Fianna Fáil has accused the Government of completely ignoring apprenticeship programmes over the past four years, and claims that Education Minister Jan O’Sullivan is trying to win back support for her party by promising to extend the scheme to new sectors.
New figures released to Fianna Fáil through Parliamentary Question reveal that the number of apprenticeships fell by 30% between 2010 and 2014.
The party’s Education spokesperson Charlie McConalogue says these figures are a damning indictment of the scant attention given by this Government to the apprenticeship programme.
“Successive Ministers have been shockingly slow to realise that an apprenticeship system is vital in dealing with Ireland’s acute long-term unemployment problem. However, it appears to have fallen off the Government agenda and has only resurfaced now that a General Election is on the horizon.
“While Higher Education will continue to be the primary pathway for young people to skilled employment, it does not suit everyone and employers value vocational training. However this Government has failed to build on the programmes that have been offered to date and have allowed participation to fall off without introducing any changes to the existing programmes or expanding them until now. The demand from the technology and business sectors has not been fully utilised or valued and its role and contribution is not well understood by this government.

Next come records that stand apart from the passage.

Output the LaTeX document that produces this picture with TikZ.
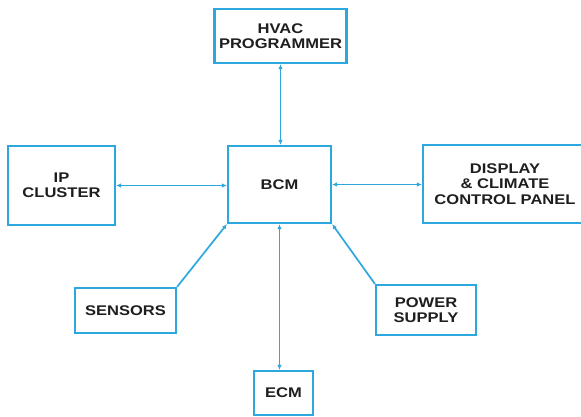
\documentclass[tikz,border=0pt]{standalone}
\usepackage{fontspec}
\setmainfont{Liberation Sans}
\newfontfamily\labfont[FakeStretch=1.18]{Liberation Sans}
\usetikzlibrary{arrows.meta}
\definecolor{diagblue}{RGB}{45,168,222}
\definecolor{inkgray}{RGB}{30,30,30}
\tikzset{
  blk/.style={draw=diagblue, line width=2.2pt, rectangle, inner sep=0pt,
    align=center, text=inkgray,
    font=\labfont\bfseries\fontsize{14}{15.5}\selectfont},
  link/.style={draw=diagblue, line width=1.7pt},
  tip/.tip={Latex[length=5pt,width=4.5pt]}
}
\begin{document}
\begin{tikzpicture}[x=1pt,y=-1pt]
\useasboundingbox (0,0) rectangle (581,417);
\fill[white] (0,0) rectangle (581,417);
\node[blk, minimum width=132pt, minimum height=54pt] (hvac) at (280.5,36) {HVAC\\PROGRAMMER};
\node[blk, minimum width=103pt, minimum height=77pt] (bcm) at (279.5,184.5) {BCM};
\node[blk, minimum width=107pt, minimum height=79pt] (ip) at (61.5,185.5) {IP\\CLUSTER};
\node[blk, minimum width=164pt, minimum height=78pt] (disp) at (505,184) {DISPLAY\\\&\ CLIMATE\\CONTROL PANEL};
\node[blk, minimum width=101pt, minimum height=45pt] (sens) at (125.5,310.5) {SENSORS};
\node[blk, minimum width=100pt, minimum height=50pt] (pow) at (426,310) {POWER\\SUPPLY};
\node[blk, minimum width=59pt, minimum height=44pt] (ecm) at (283.5,393) {ECM};
\draw[link, {tip}-{tip}] (hvac.south) -- (hvac.south |- bcm.north);
\draw[link, {tip}-{tip}] (ip.east) -- (ip.east -| bcm.west);
\draw[link, {tip}-{tip}] (bcm.east) -- (bcm.east -| disp.west);
\draw[link, {tip}-{tip}] (bcm.south) -- (bcm.south |- ecm.north);
\draw[link, -{tip}] (sens.north east) -- (bcm.south west);
\draw[link, -{tip}] (pow.north west) -- (bcm.south east);
\end{tikzpicture}
\end{document}
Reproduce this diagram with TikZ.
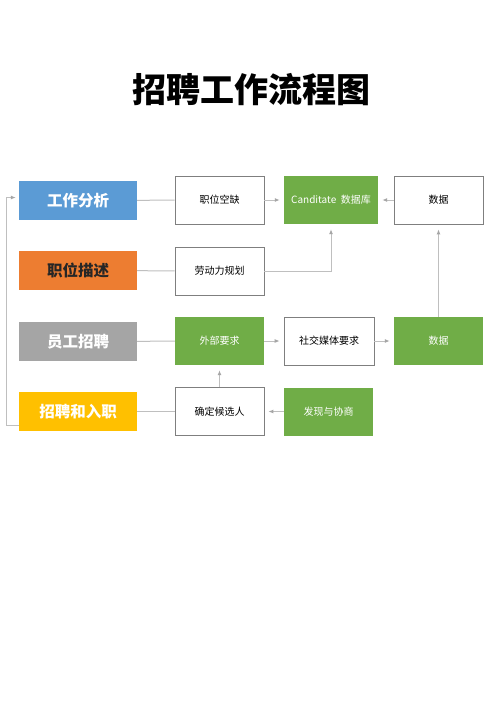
\documentclass[tikz,border=0pt]{standalone}
\usepackage{fontspec}
\setmainfont{Noto Sans CJK SC}
\usetikzlibrary{arrows.meta}
\definecolor{cblue}{HTML}{5B9BD5}
\definecolor{corange}{HTML}{ED7D31}
\definecolor{cgray}{HTML}{A5A5A5}
\definecolor{cyellow}{HTML}{FFC000}
\definecolor{cgreen}{HTML}{70AD47}
\definecolor{cborder}{HTML}{7F7F7F}
\definecolor{cline}{HTML}{BFBFBF}
\definecolor{carrow}{HTML}{A6A6A6}
\begin{document}
\begin{tikzpicture}[x=1pt,y=-1pt,
  catbox/.style={minimum width=118pt,minimum height=39pt,inner sep=0pt,font=\fontsize{15.5}{18}\selectfont\bfseries},
  wbox/.style={draw=cborder,line width=0.7pt,fill=white,minimum width=89pt,minimum height=48pt,inner sep=0pt,font=\fontsize{10}{12}\selectfont},
  gbox/.style={fill=cgreen,text=white,minimum height=48pt,inner sep=0pt,font=\fontsize{10}{12}\selectfont},
  conn/.style={draw=cline,line width=1pt},
  arr/.style={conn,-{Latex[length=5pt,width=4pt,fill=carrow,color=carrow]}}
]
\useasboundingbox[fill=white] (0,0) rectangle (500,707);
\node[font=\fontsize{34}{40}\selectfont\bfseries] (title) at (251,90) {招聘工作流程图};

\node[catbox,fill=cblue,text=white] (a1) at (78,200.5) {工作分析};
\node[catbox,fill=corange,text=black!85] (a2) at (78,270.5) {职位描述};
\node[catbox,fill=cgray,text=white] (a3) at (78,341.5) {员工招聘};
\node[catbox,fill=cyellow,text=white] (a4) at (78,411.5) {招聘和入职};

\node[wbox] (b1) at (219.5,200) {职位空缺};
\node[wbox] (b2) at (219.5,271) {劳动力规划};
\node[gbox,minimum width=89pt] (b3) at (219.5,341) {外部要求};
\node[wbox] (b4) at (219.5,411.5) {确定候选人};

\node[gbox,minimum width=94pt] (c1) at (331,200) {Canditate\ \ 数据库};
\node[wbox,minimum width=90pt] (c3) at (329,341) {社交媒体要求};
\node[gbox,minimum width=89pt] (c4) at (328.5,411.5) {发现与协商};

\node[wbox] (d1) at (438.5,200) {数据};
\node[gbox,minimum width=89pt] (d3) at (438.5,341) {数据};

\draw[conn] (a1) -- (b1);
\draw[conn] (a2) -- (b2);
\draw[conn] (a3) -- (b3);
\draw[conn] (a4) -- (b4);

\draw[arr] (b1) -- ([xshift=-4pt]c1.west);
\draw[arr] (d1) -- ([xshift=4pt]c1.east);
\draw[arr] (b2.east) -| ([yshift=-5pt]c1.south);
\draw[arr] (b3) -- ([xshift=-4pt]c3.west);
\draw[arr] (c3) -- ([xshift=-4pt]d3.west);
\draw[arr] (d3) -- ([yshift=-5pt]d1.south);
\draw[arr] (b4) -- ([yshift=-5pt]b3.south);
\draw[arr] (c4) -- ([xshift=4pt]b4.east);
\draw[arr] ([yshift=-14pt]a4.west) -- ++(-12,0) |- ([xshift=-3pt,yshift=3pt]a1.west);
\end{tikzpicture}
\end{document}
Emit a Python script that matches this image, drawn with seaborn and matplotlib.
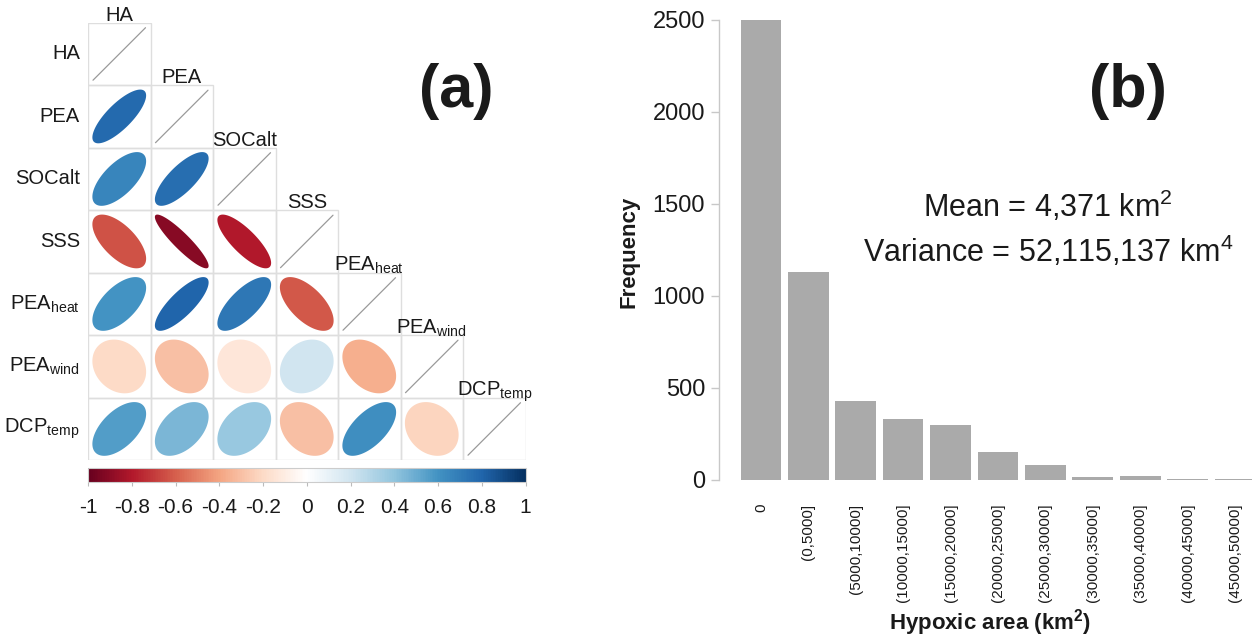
import numpy as np
import pandas as pd
import matplotlib
matplotlib.use("Agg")
import matplotlib.pyplot as plt
import seaborn as sns
from matplotlib.colors import LinearSegmentedColormap, Normalize
from matplotlib.patches import Polygon, Rectangle
from matplotlib.cm import ScalarMappable

# ---------------- data ----------------
var_labels = ["HA", "PEA", "SOCalt", "SSS",
              r"PEA$_{heat}$", r"PEA$_{wind}$", r"DCP$_{temp}$"]

# lower-triangle correlations, one list per row (columns left to right)
corr_pea = [0.78]
corr_socalt = [0.66, 0.76]
corr_sss = [-0.64, -0.91, -0.80]
corr_pea_heat = [0.60, 0.80, 0.72, -0.62]
corr_pea_wind = [-0.20, -0.30, -0.14, 0.20, -0.36]
corr_dcp_temp = [0.56, 0.46, 0.38, -0.30, 0.62, -0.22]

cbar_ticks = [-1, -0.8, -0.6, -0.4, -0.2, 0, 0.2, 0.4, 0.6, 0.8, 1]
cbar_ticklabels = ["-1", "-0.8", "-0.6", "-0.4", "-0.2", "0",
                   "0.2", "0.4", "0.6", "0.8", "1"]

bin_labels = ["0", "(0,5000]", "(5000,10000]", "(10000,15000]",
              "(15000,20000]", "(20000,25000]", "(25000,30000]",
              "(30000,35000]", "(35000,40000]", "(40000,45000]",
              "(45000,50000]"]
bin_counts = [2500, 1133, 428, 334, 301, 153, 81, 14, 23, 7, 4]
freq_ticks = [0, 500, 1000, 1500, 2000, 2500]

# ---------------- style ----------------
sns.set_theme(style="white")
plt.rcParams["font.family"] = ["Liberation Sans", "DejaVu Sans"]
plt.rcParams["mathtext.default"] = "regular"
plt.rcParams["text.color"] = "#1a1a1a"

W, H = 1252, 642
fig = plt.figure(figsize=(W / 100, H / 100), dpi=100)
fig.patch.set_facecolor("white")


def fx(px):
    return px / W


def fy(py):
    return 1 - py / H


rdbu = LinearSegmentedColormap.from_list(
    "corr_rdbu",
    ["#67001F", "#B2182B", "#D6604D", "#F4A582", "#FDDBC7", "#FFFFFF",
     "#D1E5F0", "#92C5DE", "#4393C3", "#2166AC", "#053061"], N=256)
norm = Normalize(-1, 1)

# ---------------- (a) correlation ellipses ----------------
n = len(var_labels)
grid_left, grid_top, cell = 88, 22.7, 62.5
axa = fig.add_axes([fx(grid_left), fy(grid_top + n * cell),
                    fx(n * cell), (n * cell) / H])
axa.set_xlim(0, n)
axa.set_ylim(n, 0)
axa.axis("off")

rows = [[], corr_pea, corr_socalt, corr_sss, corr_pea_heat,
        corr_pea_wind, corr_dcp_temp]
grid_col = "#dedede"
k = np.linspace(0, 2 * np.pi, 99)
for i in range(n):
    for j in range(i + 1):
        axa.add_patch(Rectangle((j, i), 1, 1, fill=False, ec=grid_col,
                                lw=1.0, zorder=1))
        if j == i:
            axa.plot([j + 0.08, j + 0.92], [i + 0.92, i + 0.08],
                     color="#9a9a9a", lw=0.9, zorder=2)
            axa.text(j + 0.5, i - 0.03, var_labels[i], ha="center",
                     va="baseline", fontsize=14.5, clip_on=False)
        else:
            rho = rows[i][j]
            a = np.arccos(rho)
            ex = 0.86 * np.cos(k + a / 2) / 2
            ey = 0.86 * np.cos(k - a / 2) / 2
            pts = np.column_stack([j + 0.5 + ex, i + 0.5 - ey])
            axa.add_patch(Polygon(pts, closed=True,
                                  facecolor=rdbu(norm(rho)),
                                  edgecolor="none", zorder=3))
    axa.text(-0.13, i + 0.5, var_labels[i], ha="right", va="center",
             fontsize=14.5, clip_on=False)

caxa = fig.add_axes([fx(grid_left), fy(482.3), fx(n * cell), 14.8 / H])
cb = fig.colorbar(ScalarMappable(norm=norm, cmap=rdbu), cax=caxa,
                  orientation="horizontal", ticks=cbar_ticks)
cb.ax.set_xticklabels(cbar_ticklabels)
cb.ax.tick_params(axis="x", length=3, width=0.8, color="#bbbbbb",
                  pad=8, labelsize=15, labelcolor="#1a1a1a")
cb.outline.set_edgecolor("#cccccc")
cb.outline.set_linewidth(0.8)

fig.text(fx(456), fy(107), "(a)", fontsize=44, fontweight="bold",
         ha="center", va="baseline")

# ---------------- (b) hypoxic area histogram ----------------
axb = fig.add_axes([fx(719), fy(480), fx(W - 719), 460 / H])
df = pd.DataFrame({"bin": bin_labels, "count": bin_counts})
sns.barplot(data=df, x="bin", y="count", color="#aaaaaa", saturation=1,
            width=0.86, linewidth=0, ax=axb)
axb.set_xlim(-0.884, 10.36)
axb.set_ylim(0, 2500)
axb.set_yticks(freq_ticks)
axb.set_yticklabels([str(t) for t in freq_ticks])
for side in ["top", "right", "bottom"]:
    axb.spines[side].set_visible(False)
axb.spines["left"].set_color("#c8c8c8")
axb.spines["left"].set_linewidth(1.0)
axb.tick_params(axis="y", left=True, length=6, width=1.0, color="#c8c8c8",
                pad=4, labelsize=17, labelcolor="#1a1a1a")
axb.tick_params(axis="x", bottom=False, length=0, pad=17, labelsize=11,
                labelcolor="#1a1a1a")
plt.setp(axb.get_xticklabels(), rotation=90, ha="center", va="top")
axb.set_xlabel("")
axb.set_ylabel("")

fig.text(fx(629), fy(252), "Frequency", rotation=90, fontsize=16,
         fontweight="bold", ha="center", va="center")
fig.text(fx(990), fy(630), r"Hypoxic area (km$^{2}$)", fontsize=16,
         fontweight="bold", ha="center", va="baseline")
fig.text(fx(1048), fy(217), r"Mean = 4,371 km$^{2}$", fontsize=22,
         ha="center", va="baseline")
fig.text(fx(1048), fy(262), r"Variance = 52,115,137 km$^{4}$",
         fontsize=22, ha="center", va="baseline")
fig.text(fx(1128), fy(107), "(b)", fontsize=44, fontweight="bold",
         ha="center", va="baseline")

fig.savefig("out.png", dpi=100, facecolor="white")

“While the proposal by the Apprenticeship Council to expand apprenticeship categories is welcome, the announcement is a drop in the ocean of what is required to deal with what is fast becoming Ireland’s largest economic problem – the unmoving long-term unemployment rate and most especially the large numbers of young people who are NEETs (not in employment, education or training). Government, education providers and industry must work together to ensure these new apprenticeship areas are fast tracked immediately.
Fianna Fáil Jobs spokesperson Dara Calleary added, “It is vital that the state invests and incentivises apprenticeships as an alternative to the traditional university degree. These structured training qualifications create a robust pathway from education to work. Matching skills with job market demand is an absolute requirement for retaining a highly skilled economy.
“In our 2015 pre-Budget submission, Fianna Fáil outlined a number of recommendations to improve and expand apprenticeships in Ireland. We called for apprenticeships to be offered in a wider range of skills/crafts, which would be informed and shaped by regular and frequent industry reviews.
“We also believe that apprentices should be able to learn a broader range of skills during the off-the-job element of their course. This should cover skills in numeracy, technology and language which are highly valued by employers. The ICT and other ‘high skills’ sectors in business and technology are crying out for candidates with vocational qualification.
“Ireland needs a strategy that appropriately supports apprenticeships through the business cycle. The latest Government announcement has tapped into many of the proposals which we put forward last year, however I have concerns that this is just another case of spin over substance and that those apprenticeships which have been pushed out until next year, and possibly after the General Election, will never see the light of day”.